▸ Requirement: Look for the string "this" and copy every line that has it.

Records with drawing code:
--- START ---

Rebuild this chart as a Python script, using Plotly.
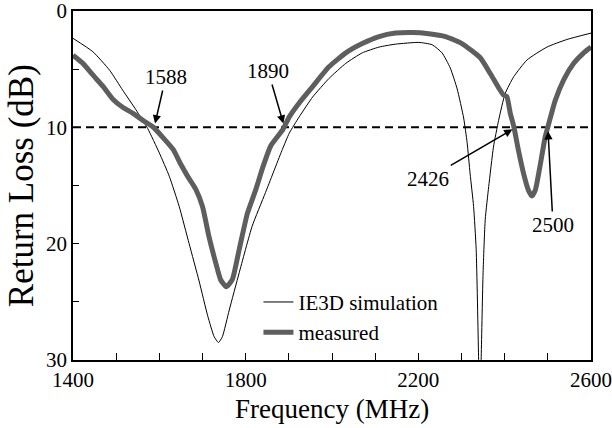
import plotly.graph_objects as go

# IE3D simulation (thin black) - frequency in MHz, return loss in dB
sim_freq = [1400, 1446, 1485, 1515, 1546, 1573, 1600, 1623, 1646, 1669,
            1692, 1712, 1727, 1737, 1746, 1762, 1785, 1815, 1846, 1885,
            1901, 1924, 1955, 1993, 2032, 2070, 2109, 2147, 2201, 2232,
            2255, 2274, 2290, 2305, 2313, 2320, 2328, 2334, 2339.5, 2342.5,
            2345.7, 2350, 2355, 2363, 2374, 2386, 2401, 2421, 2452, 2498,
            2544, 2600]
sim_loss = [2.35, 3.5, 5.1, 6.8, 8.5, 10.1, 12.2, 14.2, 16.8, 20.0,
            23.2, 26.2, 28.0, 28.5, 28.0, 25.7, 22.5, 18.5, 15.6, 11.9,
            10.5, 9.1, 7.4, 5.8, 4.5, 3.6, 3.1, 2.85, 2.7, 2.9,
            3.6, 4.9, 6.7, 9.2, 11.3, 14.0, 16.8, 20.5, 29.7, 36.0,
            29.7, 22.5, 17.9, 15.1, 11.7, 9.4, 7.1, 5.65, 4.2, 3.1,
            2.45, 1.9]

# measured (thick gray)
meas_freq = [1400, 1423, 1446, 1470, 1493, 1516, 1539, 1562, 1585, 1609,
             1632, 1650, 1667, 1684, 1700, 1715, 1731, 1742, 1755, 1769,
             1785, 1804, 1823, 1840, 1858, 1886, 1901, 1924, 1955, 1993, 2032,
             2070, 2109, 2147, 2186, 2224, 2263, 2301, 2343, 2367, 2386,
             2397, 2405, 2413, 2421, 2432, 2444, 2455, 2463, 2471, 2483,
             2494, 2502, 2517, 2537, 2560, 2583, 2600]
meas_loss = [3.8, 4.5, 5.5, 6.5, 7.6, 8.3, 8.8, 9.4, 9.95, 10.9,
             11.9, 13.2, 14.3, 15.3, 16.8, 19.4, 21.7, 23.1, 23.7, 23.1,
             20.5, 17.4, 15.4, 13.4, 11.6, 10.2, 9.1, 7.9, 6.5, 4.8, 3.6,
             2.8, 2.2, 1.9, 1.85, 1.95, 2.2, 2.8, 4.0, 5.4, 6.6,
             7.2, 7.35, 8.8, 9.9, 12.0, 14.0, 15.4, 15.9, 15.4, 13.1,
             10.8, 9.7, 7.7, 5.9, 4.5, 3.6, 3.1]

# 10 dB reference line
ref_freq = [1400, 2600]
ref_loss = [10, 10]

# marked band edges (MHz)
edge_labels = [1588, 1890, 2426, 2500]

x_tick_vals = [1400, 1500, 1600, 1700, 1800, 1900, 2000, 2100, 2200, 2300, 2400, 2500, 2600]
x_tick_text = ["1400", "", "", "", "1800", "", "", "", "2200", "", "", "", "2600"]
y_tick_vals = [0, 5, 10, 15, 20, 25, 30]
y_tick_text = ["0", "", "10", "", "20", "", "30"]

serif = "Liberation Serif"

fig = go.Figure()

fig.add_trace(go.Scatter(x=ref_freq, y=ref_loss, mode="lines", showlegend=False,
                         line=dict(color="black", width=2, dash="8px,5px")))
fig.add_trace(go.Scatter(x=sim_freq, y=sim_loss, mode="lines", name="IE3D simulation",
                         line=dict(color="black", width=1, shape="spline", smoothing=0.5)))
fig.add_trace(go.Scatter(x=meas_freq, y=meas_loss, mode="lines", name="measured",
                         line=dict(color="#5e5e5e", width=5, shape="spline", smoothing=0.5)))

# text centre for each arrow label (data coords)
label_pos = [(1615, 5.67), (1852, 5.16), (2223, 14.4), (2512, 18.4)]
for val, (tx, ty) in zip(edge_labels, label_pos):
    fig.add_annotation(x=val, y=10, text=str(val), showarrow=True,
                       axref="x", ayref="y", ax=tx, ay=ty,
                       arrowhead=2, arrowsize=1.1, arrowwidth=1.5, arrowcolor="black",
                       standoff=4, font=dict(family=serif, size=21, color="black"))

# axis titles placed by hand so the margins stay fixed
fig.add_annotation(text="Frequency (MHz)", xref="paper", yref="paper",
                   x=0.5, y=-0.14, xanchor="center", yanchor="middle", showarrow=False,
                   font=dict(family=serif, size=27, color="black"))
fig.add_annotation(text="Return Loss (dB)", xref="paper", yref="paper",
                   x=-0.099, y=0.5, xanchor="center", yanchor="middle", showarrow=False,
                   textangle=-90, font=dict(family=serif, size=35, color="black"))

fig.update_xaxes(range=[1400, 2600], tickvals=x_tick_vals, ticktext=x_tick_text,
                 ticks="inside", ticklen=7, tickwidth=1.2, tickcolor="black",
                 showline=True, linecolor="black", linewidth=1.5, mirror=True,
                 showgrid=False, zeroline=False, automargin=False,
                 ticklabeloverflow="allow",
                 tickfont=dict(family=serif, size=21, color="black"))
fig.update_yaxes(range=[30, 0], tickvals=y_tick_vals, ticktext=y_tick_text,
                 ticks="inside", ticklen=6, tickwidth=1.2, tickcolor="black",
                 showline=True, linecolor="black", linewidth=1.5, mirror=True,
                 showgrid=False, zeroline=False, automargin=False,
                 ticklabeloverflow="allow",
                 tickfont=dict(family=serif, size=21, color="black"))

fig.update_layout(width=612, height=428,
                  margin=dict(l=73, r=21, t=11, b=68, autoexpand=False),
                  paper_bgcolor="white", plot_bgcolor="white",
                  legend=dict(x=0.358, y=0.224, xanchor="left", yanchor="top",
                              bgcolor="rgba(0,0,0,0)",
                              font=dict(family=serif, size=21, color="black")))

# the default page has an 8px body margin; drop it so the figure fills the window
fig.write_html("out.html", config={"displayModeBar": False},
               post_script="document.body.style.margin = '0';")
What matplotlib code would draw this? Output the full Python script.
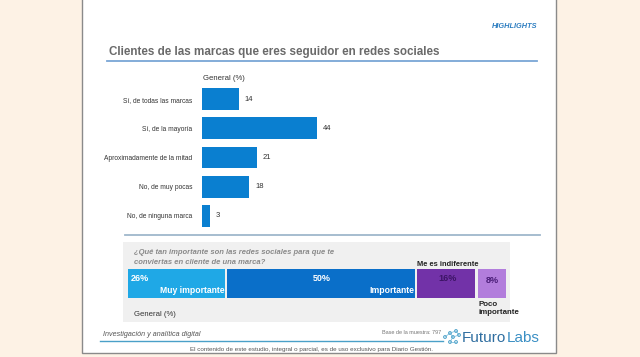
import matplotlib
matplotlib.use("Agg")
from matplotlib import pyplot as plt
from matplotlib.patches import Rectangle, Circle

plt.rcParams['font.family'] = ['Liberation Sans', 'DejaVu Sans']

# data
categories = ["Sí, de todas las marcas", "Sí, de la mayoría", "Aproximadamente de la mitad",
              "No, de muy pocas", "No, de ninguna marca"]
values = [14, 44, 21, 18, 3]

imp_labels = ["Muy importante", "Importante", "Me es indiferente", "Poco importante"]
imp_values = [26, 50, 16, 8]
imp_colors = ["#1fa8e6", "#0a6fc9", "#7232a8", "#b27ddc"]

W, H = 640, 357
fig = plt.figure(figsize=(W / 100, H / 100), dpi=100)
fig.patch.set_facecolor("#fdf2e5")

# background layer in pixel coords (y goes down)
bg = fig.add_axes([0, 0, 1, 1])
bg.set_xlim(0, W)
bg.set_ylim(H, 0)
bg.axis("off")

bg.add_patch(Rectangle((82, -2), 474, 355, facecolor="white", edgecolor="#8a8a8a", lw=1))
bg.add_patch(Rectangle((123, 242), 387, 80, facecolor="#f0f0f0", edgecolor="none"))

bg.text(537, 27, "HIGHLIGHTS", color="#2f7fc1", fontsize=5.3, fontweight="bold",
        style="italic", ha="right", va="center")
bg.text(109, 52, "Clientes de las marcas que eres seguidor en redes sociales", color="#6a6a6a",
        fontsize=8.4, fontweight="bold", ha="left", va="center")
bg.plot([107, 537], [61, 61], color="#7aa6d6", lw=1.3)
bg.text(203, 78, "General (%)", fontsize=5.6, color="#333333", ha="left", va="center")
bg.plot([125, 540], [235, 235], color="#9fb7cc", lw=1.3)

bg.text(134, 252, "¿Qué tan importante son las redes sociales para que te", fontsize=5.5,
        color="#8a8a8a", style="italic", fontweight="bold", ha="left", va="center")
bg.text(134, 262, "conviertas en cliente de una marca?", fontsize=5.5,
        color="#8a8a8a", style="italic", fontweight="bold", ha="left", va="center")
bg.text(134, 315, "General (%)", fontsize=5.6, color="#333333", ha="left", va="center")

# footer
bg.text(103, 334, "Investigación y analítica digital", fontsize=5.1, color="#555555",
        style="italic", ha="left", va="center")
bg.plot([100, 443], [341, 341], color="#4aa0c8", lw=1)
bg.text(441, 333, "Base de la muestra: 797", fontsize=4, color="#777777", ha="right", va="center")
bg.text(311, 349, "El contenido de este estudio, integral o parcial, es de uso exclusivo para Diario Gestión.",
        fontsize=4.5, color="#555555", ha="center", va="center")
# small network icon of the logo
nodes = [(445, 337), (450, 333), (456, 331), (453, 337), (459, 335), (450, 342), (456, 342)]
for a, b in [(0, 1), (1, 2), (1, 3), (3, 4), (3, 5), (5, 6), (2, 4)]:
    bg.plot([nodes[a][0], nodes[b][0]], [nodes[a][1], nodes[b][1]], color="#6fb6d8", lw=0.5)
for x, y in nodes:
    bg.add_patch(Circle((x, y), 1.4, facecolor="white", edgecolor="#4aa0c8", lw=0.7))
bg.text(462, 338, "Futuro", fontsize=11, color="#2f6ea0", ha="left", va="center")
bg.text(507, 338, "Labs", fontsize=11, color="#3a8fc4", ha="left", va="center")

# main bar chart
ax = fig.add_axes([202 / W, 1 - 230.5 / H, 130.5 / W, 146 / H])
ypos = list(range(len(categories)))
ax.barh(ypos, values, height=0.75, color="#0a7fd0")
ax.set_xlim(0, 50)
ax.set_ylim(len(categories) - 0.5, -0.5)
ax.set_yticks(ypos)
ax.set_yticklabels(categories, fontsize=4.8, color="#333333")
ax.tick_params(axis="y", length=0, pad=7)
ax.set_xticks([])
for s in ax.spines.values():
    s.set_visible(False)
ax.patch.set_alpha(0)
for y, v in zip(ypos, values):
    ax.text(v + 2.3, y, str(v), fontsize=5.5, color="#333333", va="center", ha="left")

# stacked importance bar
ax2 = fig.add_axes([128 / W, 1 - 298 / H, 380 / W, 29 / H])
ax2.set_xlim(0, 100)
ax2.set_ylim(0, 1)
ax2.axis("off")
left = 0
for lab, v, c in zip(imp_labels, imp_values, imp_colors):
    ax2.barh(0.5, v - 0.6, left=left, height=1, color=c)
    left += v
ax2.text(0.7, 0.68, f"{imp_values[0]}%", color="white", fontsize=6.5, fontweight="bold", va="center")
ax2.text(25.3, 0.25, imp_labels[0], color="white", fontsize=6.2, fontweight="bold", va="center", ha="right")
ax2.text(26 + 25, 0.68, f"{imp_values[1]}%", color="white", fontsize=6.5, fontweight="bold", va="center", ha="center")
ax2.text(75.3, 0.25, imp_labels[1], color="white", fontsize=6.2, fontweight="bold", va="center", ha="right")
ax2.text(76 + 8, 0.68, f"{imp_values[2]}%", color="#3d1466", fontsize=6.5, fontweight="bold", va="center", ha="center")
ax2.text(76, 1.17, imp_labels[2], color="#222222", fontsize=5.4, fontweight="bold", va="center", ha="left")
ax2.text(92 + 4, 0.6, f"{imp_values[3]}%", color="#4a1d78", fontsize=6.5, fontweight="bold", va="center", ha="center")
ax2.text(92.2, -0.36, "Poco\nimportante", color="#222222", fontsize=5.7, fontweight="bold",
         va="center", ha="left", linespacing=1.15)

fig.savefig("out.png", dpi=100, facecolor=fig.get_facecolor())
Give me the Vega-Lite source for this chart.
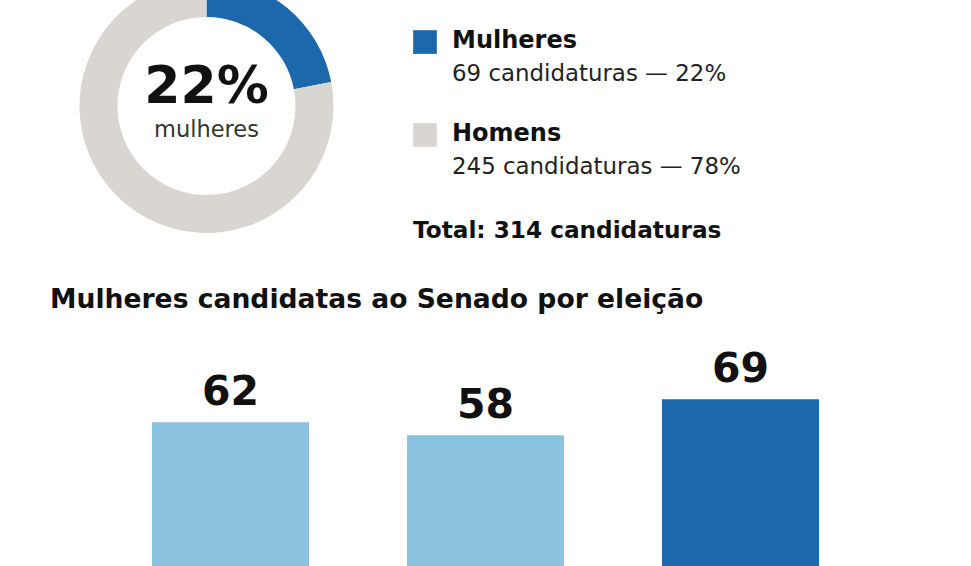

--- END ---

▸ Exercise answer:
Rebuild this chart as a Python script, using Plotly.
What matplotlib code would draw this? Output the full Python script.
Give me the Vega-Lite source for this chart.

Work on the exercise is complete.